Look through the listing below for the line containing "What Plotly code". Copy it and each line after it up to and including the line containing "import plotly.graph_objects as go", exactly, leaving out pictures.

-------- Input data --------

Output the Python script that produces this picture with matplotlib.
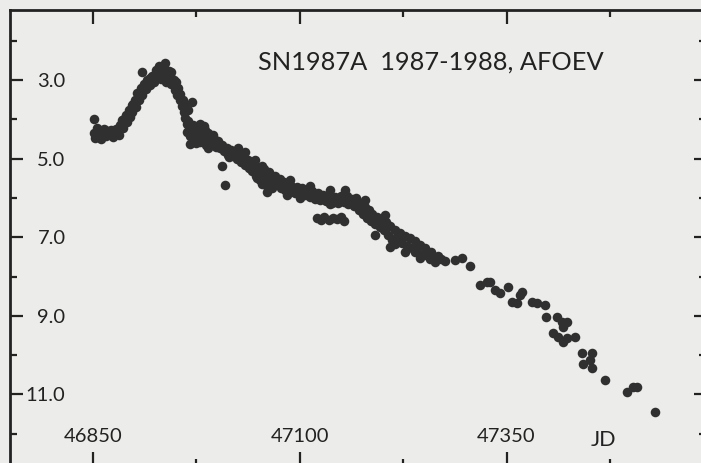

--------
-------- Input data --------

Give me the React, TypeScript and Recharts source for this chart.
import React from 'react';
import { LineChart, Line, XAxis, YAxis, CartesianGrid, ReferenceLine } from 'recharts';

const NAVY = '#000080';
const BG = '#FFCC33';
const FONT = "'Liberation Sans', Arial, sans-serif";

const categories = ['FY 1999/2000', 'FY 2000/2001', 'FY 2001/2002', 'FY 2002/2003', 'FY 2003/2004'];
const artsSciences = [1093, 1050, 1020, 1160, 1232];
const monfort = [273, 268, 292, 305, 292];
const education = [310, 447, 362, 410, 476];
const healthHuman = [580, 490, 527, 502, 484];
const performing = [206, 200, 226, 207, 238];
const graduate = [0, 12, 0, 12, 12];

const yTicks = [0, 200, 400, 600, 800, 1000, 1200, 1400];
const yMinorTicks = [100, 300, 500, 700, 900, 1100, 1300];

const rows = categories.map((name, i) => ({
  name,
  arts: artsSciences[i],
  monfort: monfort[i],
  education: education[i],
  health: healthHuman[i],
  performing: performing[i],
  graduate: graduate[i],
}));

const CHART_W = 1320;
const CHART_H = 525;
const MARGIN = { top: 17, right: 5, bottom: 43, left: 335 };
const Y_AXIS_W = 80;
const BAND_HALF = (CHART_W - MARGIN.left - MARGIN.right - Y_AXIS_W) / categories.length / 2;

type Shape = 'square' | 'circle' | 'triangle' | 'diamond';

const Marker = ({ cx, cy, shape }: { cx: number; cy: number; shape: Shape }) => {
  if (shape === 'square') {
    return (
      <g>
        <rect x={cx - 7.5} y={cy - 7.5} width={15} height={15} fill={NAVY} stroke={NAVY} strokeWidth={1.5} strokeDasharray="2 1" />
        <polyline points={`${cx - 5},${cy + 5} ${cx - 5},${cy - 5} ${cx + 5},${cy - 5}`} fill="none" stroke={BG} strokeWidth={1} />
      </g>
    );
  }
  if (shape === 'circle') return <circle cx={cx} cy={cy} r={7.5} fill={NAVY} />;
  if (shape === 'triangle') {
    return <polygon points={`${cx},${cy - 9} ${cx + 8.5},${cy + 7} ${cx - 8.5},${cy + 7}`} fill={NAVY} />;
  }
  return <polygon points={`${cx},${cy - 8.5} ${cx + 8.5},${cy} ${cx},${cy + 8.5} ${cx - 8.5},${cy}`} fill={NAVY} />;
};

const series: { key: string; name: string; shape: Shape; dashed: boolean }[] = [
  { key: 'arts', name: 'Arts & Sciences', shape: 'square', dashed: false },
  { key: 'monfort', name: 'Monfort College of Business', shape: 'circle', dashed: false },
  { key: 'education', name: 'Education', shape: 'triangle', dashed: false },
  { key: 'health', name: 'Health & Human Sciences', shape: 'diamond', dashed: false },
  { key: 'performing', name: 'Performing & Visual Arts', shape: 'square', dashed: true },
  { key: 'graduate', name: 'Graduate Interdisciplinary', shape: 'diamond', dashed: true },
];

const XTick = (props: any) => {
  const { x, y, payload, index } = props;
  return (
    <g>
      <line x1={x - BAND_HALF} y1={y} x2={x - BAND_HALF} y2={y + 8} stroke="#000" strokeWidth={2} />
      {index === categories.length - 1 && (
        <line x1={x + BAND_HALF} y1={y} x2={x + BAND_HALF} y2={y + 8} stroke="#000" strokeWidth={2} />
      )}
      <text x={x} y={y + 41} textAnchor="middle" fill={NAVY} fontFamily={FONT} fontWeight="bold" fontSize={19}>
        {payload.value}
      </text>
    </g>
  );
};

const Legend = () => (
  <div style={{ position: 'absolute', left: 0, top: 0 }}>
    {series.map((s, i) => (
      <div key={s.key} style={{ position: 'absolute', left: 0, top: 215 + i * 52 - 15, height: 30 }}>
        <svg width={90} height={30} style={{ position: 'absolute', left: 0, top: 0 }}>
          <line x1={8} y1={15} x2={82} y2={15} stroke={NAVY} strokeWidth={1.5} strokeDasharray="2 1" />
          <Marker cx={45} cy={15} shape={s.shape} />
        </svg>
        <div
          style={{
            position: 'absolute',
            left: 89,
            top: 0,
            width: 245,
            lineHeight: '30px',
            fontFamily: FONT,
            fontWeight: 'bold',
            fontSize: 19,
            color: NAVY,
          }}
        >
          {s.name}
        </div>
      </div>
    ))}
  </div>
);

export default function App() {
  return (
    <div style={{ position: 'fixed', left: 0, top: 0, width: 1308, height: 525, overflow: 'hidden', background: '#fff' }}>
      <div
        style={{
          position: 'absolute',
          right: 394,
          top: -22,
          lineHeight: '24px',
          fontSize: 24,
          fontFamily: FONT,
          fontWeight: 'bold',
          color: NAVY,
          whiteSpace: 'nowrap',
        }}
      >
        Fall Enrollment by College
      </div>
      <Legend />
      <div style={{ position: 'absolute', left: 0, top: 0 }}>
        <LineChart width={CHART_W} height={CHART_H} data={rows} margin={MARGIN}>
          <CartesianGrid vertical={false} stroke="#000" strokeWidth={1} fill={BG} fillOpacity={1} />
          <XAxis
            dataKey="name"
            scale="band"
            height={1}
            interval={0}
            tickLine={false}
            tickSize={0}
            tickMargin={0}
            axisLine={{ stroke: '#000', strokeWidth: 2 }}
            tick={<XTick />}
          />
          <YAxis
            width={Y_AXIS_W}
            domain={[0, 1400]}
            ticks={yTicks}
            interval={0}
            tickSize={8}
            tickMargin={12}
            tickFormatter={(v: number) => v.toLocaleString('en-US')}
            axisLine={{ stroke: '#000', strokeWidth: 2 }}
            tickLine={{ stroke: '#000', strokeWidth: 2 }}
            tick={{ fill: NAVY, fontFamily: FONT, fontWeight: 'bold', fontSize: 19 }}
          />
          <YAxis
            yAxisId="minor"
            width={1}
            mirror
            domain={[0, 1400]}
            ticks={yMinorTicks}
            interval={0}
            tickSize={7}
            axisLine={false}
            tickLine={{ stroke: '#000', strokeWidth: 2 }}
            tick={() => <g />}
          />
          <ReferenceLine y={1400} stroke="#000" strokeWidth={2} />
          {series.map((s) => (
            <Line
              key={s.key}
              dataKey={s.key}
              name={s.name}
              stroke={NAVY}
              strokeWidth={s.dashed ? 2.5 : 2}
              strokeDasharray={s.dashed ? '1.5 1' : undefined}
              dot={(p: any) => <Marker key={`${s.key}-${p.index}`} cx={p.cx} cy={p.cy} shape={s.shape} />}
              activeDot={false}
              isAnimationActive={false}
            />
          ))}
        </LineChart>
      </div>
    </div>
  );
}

--------
-------- Input data --------

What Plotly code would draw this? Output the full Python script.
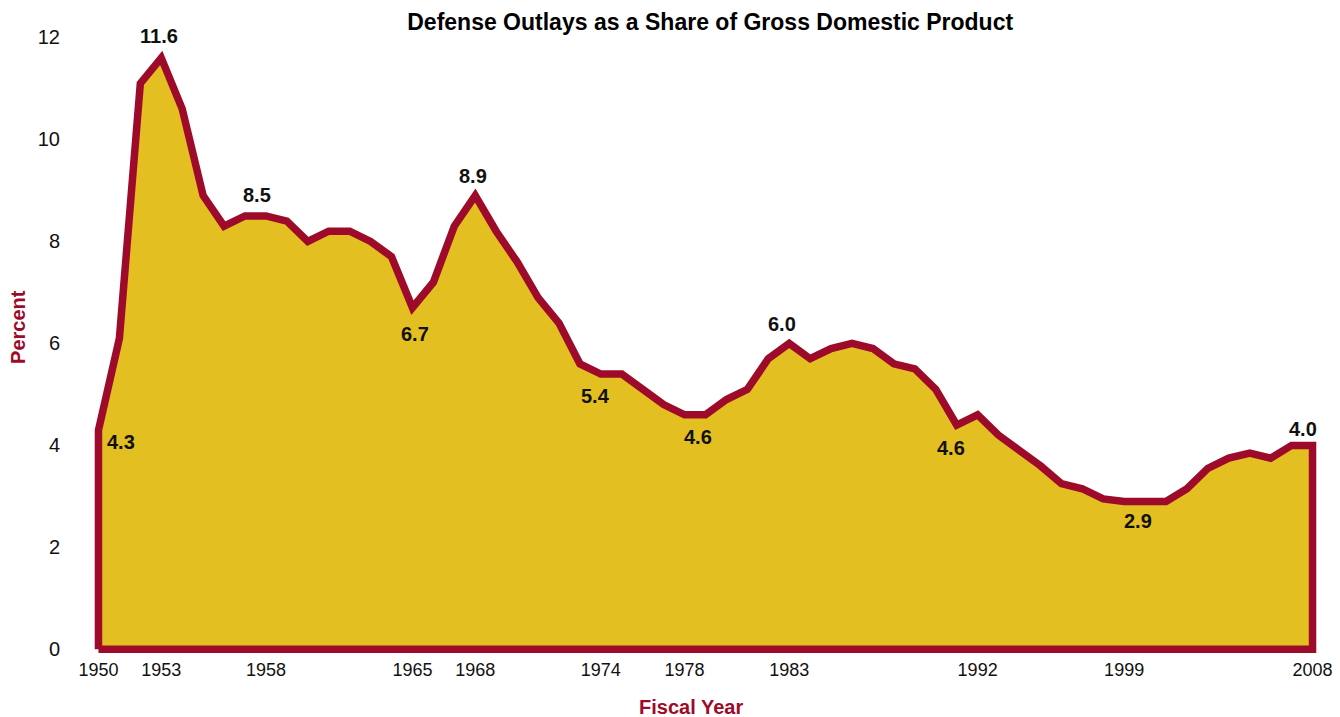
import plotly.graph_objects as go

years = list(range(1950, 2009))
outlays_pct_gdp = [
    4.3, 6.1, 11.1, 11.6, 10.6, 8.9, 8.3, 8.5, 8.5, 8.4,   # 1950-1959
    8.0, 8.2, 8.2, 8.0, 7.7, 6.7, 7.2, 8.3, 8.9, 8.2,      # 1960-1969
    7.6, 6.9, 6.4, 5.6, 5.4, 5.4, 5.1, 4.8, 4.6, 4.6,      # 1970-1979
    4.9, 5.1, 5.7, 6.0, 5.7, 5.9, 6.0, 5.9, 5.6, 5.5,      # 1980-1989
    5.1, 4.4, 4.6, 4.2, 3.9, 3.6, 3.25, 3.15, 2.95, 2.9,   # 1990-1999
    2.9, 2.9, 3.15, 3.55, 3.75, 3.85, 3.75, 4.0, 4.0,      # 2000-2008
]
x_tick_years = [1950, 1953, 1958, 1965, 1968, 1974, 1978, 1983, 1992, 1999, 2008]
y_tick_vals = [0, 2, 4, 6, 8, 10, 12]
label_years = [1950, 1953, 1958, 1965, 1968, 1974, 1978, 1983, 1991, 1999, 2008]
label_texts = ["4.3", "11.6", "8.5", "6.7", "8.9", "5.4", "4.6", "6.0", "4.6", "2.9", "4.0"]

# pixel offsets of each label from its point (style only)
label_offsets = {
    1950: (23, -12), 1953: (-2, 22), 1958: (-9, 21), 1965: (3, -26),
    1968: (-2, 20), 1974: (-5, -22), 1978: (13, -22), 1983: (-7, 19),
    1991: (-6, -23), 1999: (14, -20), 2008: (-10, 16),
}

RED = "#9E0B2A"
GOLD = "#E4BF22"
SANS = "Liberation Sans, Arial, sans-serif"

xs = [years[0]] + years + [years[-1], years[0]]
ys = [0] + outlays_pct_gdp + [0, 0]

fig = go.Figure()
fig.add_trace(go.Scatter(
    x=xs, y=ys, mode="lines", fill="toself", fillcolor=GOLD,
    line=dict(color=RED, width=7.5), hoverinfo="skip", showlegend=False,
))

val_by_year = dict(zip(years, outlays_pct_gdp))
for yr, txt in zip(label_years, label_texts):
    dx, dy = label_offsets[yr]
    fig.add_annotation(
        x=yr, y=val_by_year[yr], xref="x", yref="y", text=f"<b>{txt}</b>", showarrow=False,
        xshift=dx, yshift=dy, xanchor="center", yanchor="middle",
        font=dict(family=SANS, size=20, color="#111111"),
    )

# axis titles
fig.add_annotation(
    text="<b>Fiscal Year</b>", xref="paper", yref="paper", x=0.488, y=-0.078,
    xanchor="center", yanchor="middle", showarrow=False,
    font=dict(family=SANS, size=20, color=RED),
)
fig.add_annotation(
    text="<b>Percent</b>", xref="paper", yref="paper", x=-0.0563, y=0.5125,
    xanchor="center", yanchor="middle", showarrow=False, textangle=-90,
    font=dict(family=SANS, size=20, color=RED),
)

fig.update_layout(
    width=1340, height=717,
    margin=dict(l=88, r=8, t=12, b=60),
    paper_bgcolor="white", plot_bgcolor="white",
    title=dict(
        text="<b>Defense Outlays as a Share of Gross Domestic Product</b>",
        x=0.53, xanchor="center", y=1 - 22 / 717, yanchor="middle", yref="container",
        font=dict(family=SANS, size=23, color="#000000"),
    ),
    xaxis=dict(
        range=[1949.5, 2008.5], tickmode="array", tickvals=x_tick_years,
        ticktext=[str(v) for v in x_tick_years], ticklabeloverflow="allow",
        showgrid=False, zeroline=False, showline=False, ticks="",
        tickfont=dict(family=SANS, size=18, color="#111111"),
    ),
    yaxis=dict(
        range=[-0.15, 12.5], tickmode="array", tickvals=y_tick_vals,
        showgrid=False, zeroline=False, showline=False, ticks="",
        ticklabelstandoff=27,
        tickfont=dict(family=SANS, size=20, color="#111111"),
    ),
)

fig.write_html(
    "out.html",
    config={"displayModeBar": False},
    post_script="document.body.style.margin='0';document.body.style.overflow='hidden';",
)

--------

## Final result
What Plotly code would draw this? Output the full Python script.
import plotly.graph_objects as go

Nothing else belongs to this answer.